I would like to talk about some structures in finite geometry arising from some applications in information security, with the aim that we might come to a better understanding of their properties and their relationships to existing structures, and that this might give us further avenues of research
John Sheekey (University College Dublin)
Finite semifields and their combinatorial applications
Finite semifields are non-associative division algebras. They have been studied since the early 1900s for a variety of reasons, including connections to finite geometry and combinatorics. A classical example of this is through their use in constructing projective planes, where one directly replaces the use of a field with a semifield. However they also lead to interesting geometric and combinatorial objects in more surprising ways. In this talk we will give an introduction to the topic, and highlight a few of these unconventional applications through some recent results.
Jason Smith (Nottingham Trent University)
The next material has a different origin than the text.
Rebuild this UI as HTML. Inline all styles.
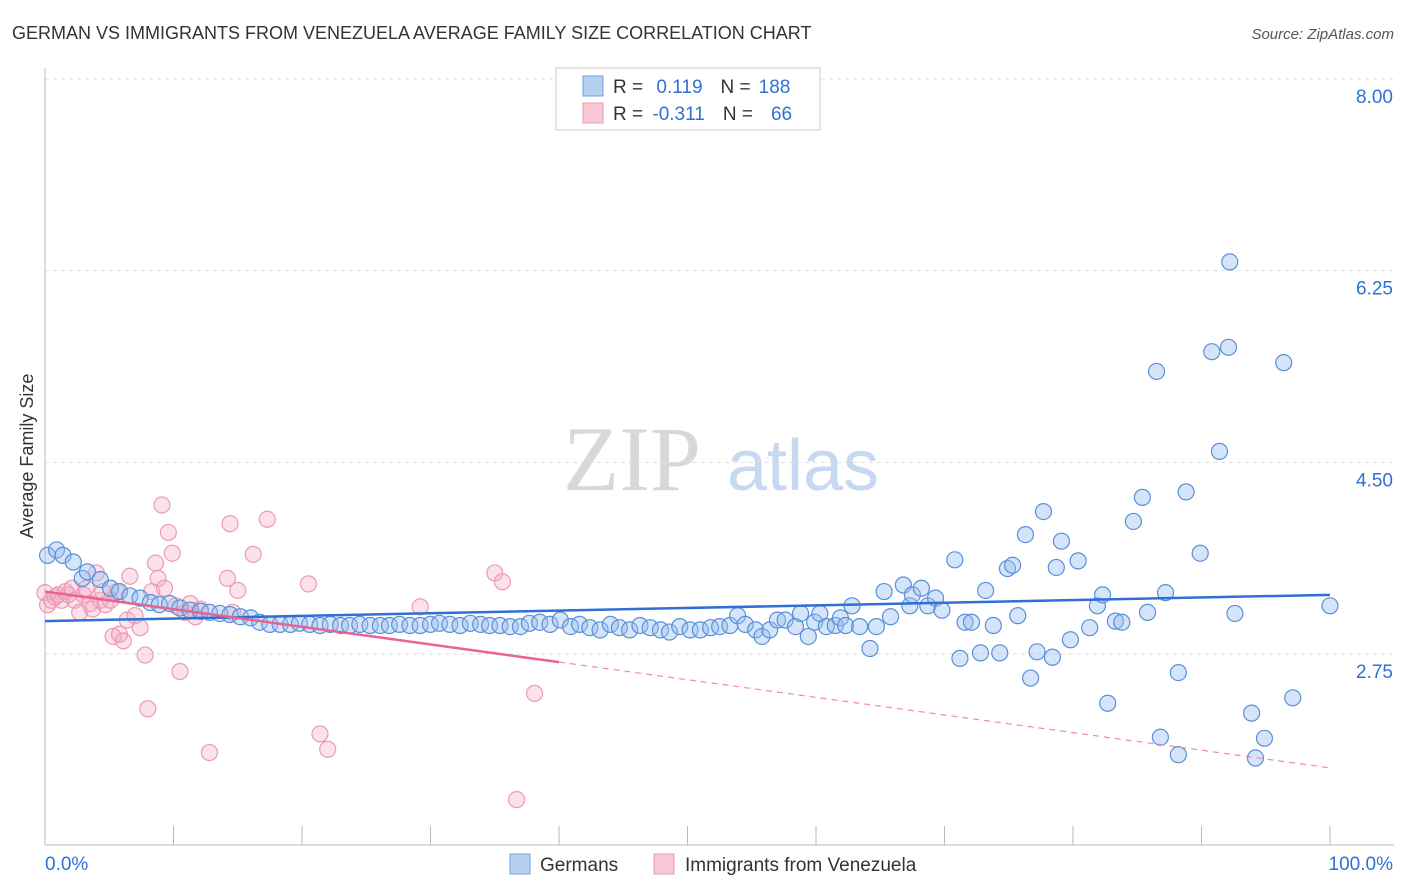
<!DOCTYPE html>
<html><head><meta charset="utf-8">
<style>
body{margin:0;background:#fff;font-family:"Liberation Sans",sans-serif;}
#wrap{position:relative;width:1406px;height:892px;overflow:hidden;}
</style></head>
<body>
<div id="wrap">
<svg id="chart" width="1406" height="892">
  <text x="12" y="39" font-size="18" fill="#333">GERMAN VS IMMIGRANTS FROM VENEZUELA AVERAGE FAMILY SIZE CORRELATION CHART</text>
  <text x="1394" y="39" font-size="15" fill="#555" font-style="italic" text-anchor="end">Source: ZipAtlas.com</text>
  <text x="33" y="456" font-size="18" fill="#333" text-anchor="middle" transform="rotate(-90 33 456)">Average Family Size</text>
  <g>
    <text x="632" y="490" font-size="92" fill="#d8d8d8" font-family="Liberation Serif,serif" text-anchor="middle">ZIP</text>
    <text x="803" y="490" font-size="72" fill="#c6d9f0" text-anchor="middle">atlas</text>
  </g>
  <g id="grid"></g>
  <g id="axes"></g>
  <g id="pts"></g>
  <g id="trends"></g>
  <g>
    <rect x="556" y="68" width="264" height="62" fill="#fff" stroke="#ccc"/>
    <rect x="583" y="76" width="20" height="20" fill="#b6d0f2" stroke="#6f9ee0"/>
    <rect x="583" y="103" width="20" height="20" fill="#f8c8d6" stroke="#ec9ab4"/>
    <text x="613" y="93" font-size="19" fill="#333">R =  <tspan fill="#2f6fd6" dx="8">0.119</tspan><tspan dx="18" fill="#333">N =</tspan><tspan dx="8" fill="#2f6fd6">188</tspan></text>
    <text x="613" y="120" font-size="19" fill="#333">R = <tspan fill="#2f6fd6" dx="4">-0.311</tspan><tspan dx="18" fill="#333">N =</tspan><tspan dx="18" fill="#2f6fd6">66</tspan></text>
  </g>
  <g>
    <rect x="510" y="854" width="20" height="20" fill="#b6d0f2" stroke="#6f9ee0"/>
    <text x="540" y="871" font-size="19" fill="#333">Germans</text>
    <rect x="654" y="854" width="20" height="20" fill="#f8c8d6" stroke="#ec9ab4"/>
    <text x="685" y="871" font-size="19" fill="#333">Immigrants from Venezuela</text>
  </g>
</svg>
</div>
<script>
const yTicks=[8.00,6.25,4.50,2.75];
const xTickLabels=["0.0%","100.0%"];
const blueX=[0.2,0.9,1.4,2.2,2.9,3.3,4.3,5.1,5.8,6.6,7.4,8.2,8.9,9.7,10.5,11.3,12.1,12.8,13.6,14.4,15.2,16.0,16.7,17.5,18.3,19.1,19.8,20.6,21.4,22.2,23.0,23.7,24.5,25.3,26.1,26.8,27.6,28.4,29.2,30.0,30.7,31.5,32.3,33.1,33.9,34.6,35.4,36.2,37.0,37.7,38.5,39.3,40.1,40.9,41.6,42.4,43.2,44.0,44.7,45.5,46.3,47.1,47.9,48.6,49.4,50.2,51.0,51.8,52.5,53.3,53.9,54.5,55.3,55.8,56.4,57.0,57.6,58.4,58.8,59.4,59.9,60.3,60.8,61.5,61.9,62.3,62.8,63.4,64.2,64.7,65.3,65.8,66.8,67.3,67.5,68.2,68.7,69.3,69.8,70.8,71.2,71.6,72.1,72.8,73.2,73.8,74.3,74.9,75.3,75.7,76.3,76.7,77.2,77.7,78.4,78.7,79.1,79.8,80.4,81.3,81.9,82.3,82.7,83.3,83.8,84.7,85.4,85.8,86.5,86.8,87.2,88.2,88.2,88.8,89.9,90.8,91.4,92.1,92.2,92.6,93.9,94.2,94.9,96.4,97.1,100];
const blueY=[3.65,3.70,3.65,3.59,3.44,3.50,3.43,3.35,3.32,3.28,3.26,3.22,3.20,3.21,3.17,3.15,3.14,3.13,3.12,3.11,3.09,3.08,3.04,3.02,3.02,3.02,3.03,3.02,3.01,3.02,3.01,3.01,3.02,3.01,3.01,3.01,3.02,3.01,3.01,3.02,3.03,3.02,3.01,3.03,3.02,3.01,3.01,3.00,3.00,3.03,3.04,3.02,3.06,3.00,3.02,2.99,2.97,3.02,2.99,2.97,3.01,2.99,2.97,2.95,3.00,2.97,2.97,2.99,3.00,3.01,3.10,3.02,2.97,2.91,2.97,3.06,3.06,3.00,3.12,2.91,3.04,3.12,3.00,3.01,3.08,3.01,3.19,3.00,2.80,3.00,3.32,3.09,3.38,3.19,3.29,3.35,3.19,3.26,3.15,3.61,2.71,3.04,3.04,2.76,3.33,3.01,2.76,3.53,3.56,3.10,3.84,2.53,2.77,4.05,2.72,3.54,3.78,2.88,3.60,2.99,3.19,3.29,2.30,3.05,3.04,3.96,4.18,3.13,5.33,1.99,3.31,1.83,2.58,4.23,3.67,5.51,4.60,5.55,6.33,3.12,2.21,1.80,1.98,5.41,2.35,3.19];
const pinkX=[0,0.2,0.5,0.8,1.0,1.3,1.6,1.8,2.1,2.3,2.7,3.0,3.2,3.5,3.7,4.0,4.3,4.5,4.7,5.1,5.3,5.6,5.8,6.1,6.4,6.6,7.0,7.4,7.8,8.0,8.3,8.6,8.8,9.1,9.3,9.6,9.9,10.2,10.5,10.9,11.3,11.7,12.1,12.8,14.2,14.4,14.6,15.0,16.2,17.3,20.5,21.4,22.0,29.2,35.0,35.6,36.7,38.1];
const pinkY=[3.31,3.20,3.24,3.27,3.29,3.24,3.32,3.29,3.35,3.24,3.13,3.29,3.35,3.21,3.16,3.49,3.24,3.32,3.20,3.24,2.91,3.32,2.93,2.87,3.06,3.46,3.10,2.99,2.74,2.25,3.32,3.58,3.44,4.11,3.35,3.86,3.67,3.19,2.59,3.13,3.21,3.09,3.16,1.85,3.44,3.94,3.13,3.33,3.66,3.98,3.39,2.02,1.88,3.18,3.49,3.41,1.42,2.39];
const blueTrend=[3.05,3.29];
const pinkTrend=[3.32,1.71];
const pinkSolidEnd=40;

const X0=45,X1=1330,Y8=79,PX=109.52;
const sx=v=>X0+(X1-X0)*v/100;
const sy=v=>Y8+(8-v)*PX;
const NS="http://www.w3.org/2000/svg";
function mk(tag,attrs,parent){const e=document.createElementNS(NS,tag);for(const k in attrs)e.setAttribute(k,attrs[k]);parent.appendChild(e);return e;}
const grid=document.getElementById('grid'),axes=document.getElementById('axes'),pts=document.getElementById('pts'),tr=document.getElementById('trends');
yTicks.forEach(t=>{
  const l=mk('line',{x1:X0,x2:1394,y1:sy(t),y2:sy(t),stroke:'#ddd','stroke-dasharray':'4,4'},grid);
  
  
  const tx=mk('text',{x:1393,y:sy(t)+24,'font-size':19,fill:'#2f6fd6','text-anchor':'end'},axes);
  tx.textContent=t.toFixed(2);
  
  
});
const ya=mk('line',{x1:X0,x2:X0,y1:68,y2:845,stroke:'#bbb'},axes);


const xa=mk('line',{x1:X0,x2:1394,y1:845,y2:845,stroke:'#bbb'},axes);


for(let i=0;i<=10;i++){
  const t=mk('line',{x1:sx(i*10),x2:sx(i*10),y1:826,y2:845,stroke:'#bbb'},axes);
  
  
}
const xl0=mk('text',{x:45,y:870,'font-size':19,fill:'#2f6fd6'},axes);
xl0.textContent=xTickLabels[0];


const xl1=mk('text',{x:1393,y:870,'font-size':19,fill:'#2f6fd6','text-anchor':'end'},axes);
xl1.textContent=xTickLabels[1];


pinkX.forEach((x,i)=>{
  const c=mk('circle',{cx:sx(x),cy:sy(pinkY[i]),r:8,fill:'rgba(244,170,195,0.35)',stroke:'#ec9ab4','stroke-width':1.2},pts);
  
  
});
blueX.forEach((x,i)=>{
  const c=mk('circle',{cx:sx(x),cy:sy(blueY[i]),r:8,fill:'rgba(150,190,240,0.4)',stroke:'#5a8fd8','stroke-width':1.2},pts);
  
  
});
const bt=mk('line',{x1:sx(0),y1:sy(blueTrend[0]),x2:sx(100),y2:sy(blueTrend[1]),stroke:'#2f6fd6','stroke-width':2.5},tr);


const pm=pinkTrend[0]+(pinkTrend[1]-pinkTrend[0])*pinkSolidEnd/100;
const ps=mk('line',{x1:sx(0),y1:sy(pinkTrend[0]),x2:sx(pinkSolidEnd),y2:sy(pm),stroke:'#e8638f','stroke-width':2.5},tr);


const pd=mk('line',{x1:sx(pinkSolidEnd),y1:sy(pm),x2:sx(100),y2:sy(pinkTrend[1]),stroke:'#ee8aaa','stroke-width':1.2,'stroke-dasharray':'6,5'},tr);


</script>
</body></html>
Linear Extensions of Posets and an application to Neuroscience
Pairs of neurons that both send and receive information from each other are conjectured to play an important role in the reliability of the brain. The brain can be modelled as a directed graph, where neurons are vertices and edges are synapses, so such connections are bidirectional edges. Computations indicate that that these bidirectional edges occur more frequently within cliques in brain networks. However, bidirectional edges naturally create more cliques. So to understand whether this prevalence of bidirectional edges in cliques is expected or abnormal we must understand how many cliques we would expect from some given bidirectional edges. We show that this problem is equivalent to counting the number of linear extensions of a poset, and counting the number of permutations with a given inversions set. And we present some new formulas for the number of linear extensions for particular classes of posets using modular decomposition.